_Aim of the exercise_. Print exactly the lines from the first one down to the line containing "plt.rcParams['mathtext.it'] = 'Liberation", both ends included, with no pictures and nothing else.

_Provided records_.
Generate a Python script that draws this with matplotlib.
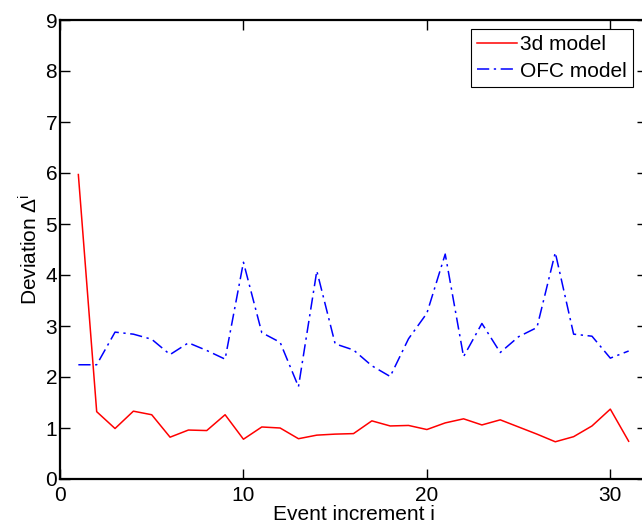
import matplotlib
matplotlib.use("Agg")
import matplotlib.pyplot as plt

plt.rcParams['font.family'] = ['Liberation Sans', 'DejaVu Sans']
plt.rcParams['mathtext.fontset'] = 'custom'
plt.rcParams['mathtext.rm'] = 'Liberation Sans'
plt.rcParams['mathtext.it'] = 'Liberation Sans'

event = list(range(1, 32))
model_3d = [5.97, 1.32, 0.99, 1.33, 1.26, 0.82, 0.96, 0.95, 1.26, 0.78,
            1.02, 1.00, 0.79, 0.86, 0.88, 0.89, 1.14, 1.04, 1.05, 0.97,
            1.10, 1.18, 1.06, 1.16, 1.02, 0.88, 0.73, 0.83, 1.04, 1.37, 0.74]
model_ofc = [2.24, 2.24, 2.88, 2.84, 2.74, 2.44, 2.67, 2.52, 2.35, 4.25,
             2.87, 2.68, 1.81, 4.08, 2.65, 2.53, 2.22, 2.01, 2.75, 3.25,
             4.41, 2.40, 3.05, 2.48, 2.79, 2.97, 4.44, 2.84, 2.80, 2.37, 2.51]
labels = ['3d model', 'OFC model']
xticks = [0, 10, 20, 30]
yticks = list(range(0, 10))

fig = plt.figure(figsize=(6.42, 5.25), dpi=100)
ax = fig.add_axes([60/642, 46/525, 587/642, 459/525])

ax.plot(event, model_3d, color='#ff0000', lw=1.1, label=labels[0])
ax.plot(event, model_ofc, color='#0000ff', lw=1.1, dashes=(8, 3, 1.5, 3), label=labels[1])

ax.set_xlim(0, 32)
ax.set_ylim(0, 9)
ax.set_xticks(xticks)
ax.set_yticks(yticks)
ax.tick_params(direction='in', top=True, right=True, length=7, width=1,
               labelsize=15, pad=2)
ax.tick_params(axis='x', pad=5)
for s in ax.spines.values():
    s.set_linewidth(1.6)

ax.set_xlabel('Event increment i', fontsize=15, labelpad=0)
ax.set_ylabel(r'Deviation $\Delta^{i}$', fontsize=15, labelpad=3)

leg = ax.legend(loc='upper right', bbox_to_anchor=((633 - 60)/587, 1 - 9/459),
                fontsize=15, frameon=True, fancybox=False, edgecolor='black',
                framealpha=1, handlelength=1.9, handletextpad=0.15,
                borderpad=0.3, labelspacing=0.35, borderaxespad=0)
leg.get_frame().set_linewidth(0.8)

fig.savefig('out.png', dpi=100)
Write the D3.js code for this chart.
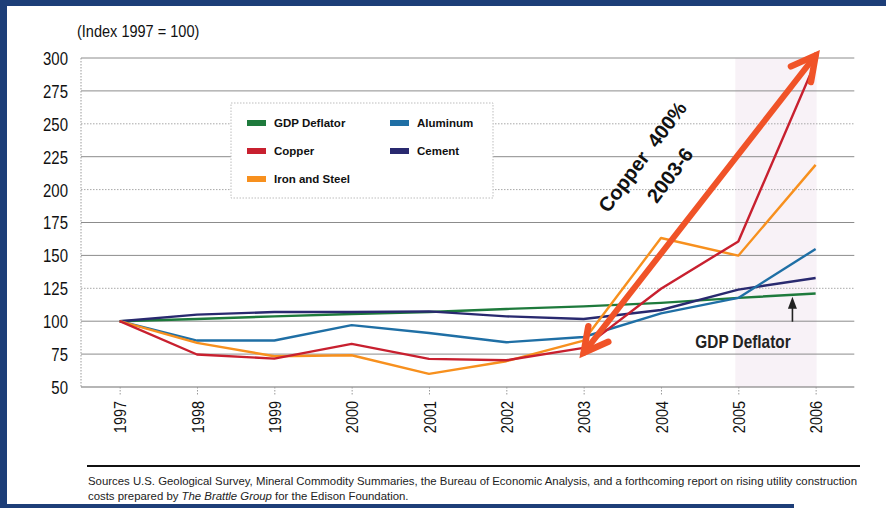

_Problem solution_.
Generate a Python script that draws this with matplotlib.
import matplotlib
matplotlib.use("Agg")
import matplotlib.pyplot as plt

plt.rcParams['font.family'] = ['Liberation Sans', 'DejaVu Sans']
plt.rcParams['mathtext.fontset'] = 'custom'
plt.rcParams['mathtext.rm'] = 'Liberation Sans'
plt.rcParams['mathtext.it'] = 'Liberation Sans'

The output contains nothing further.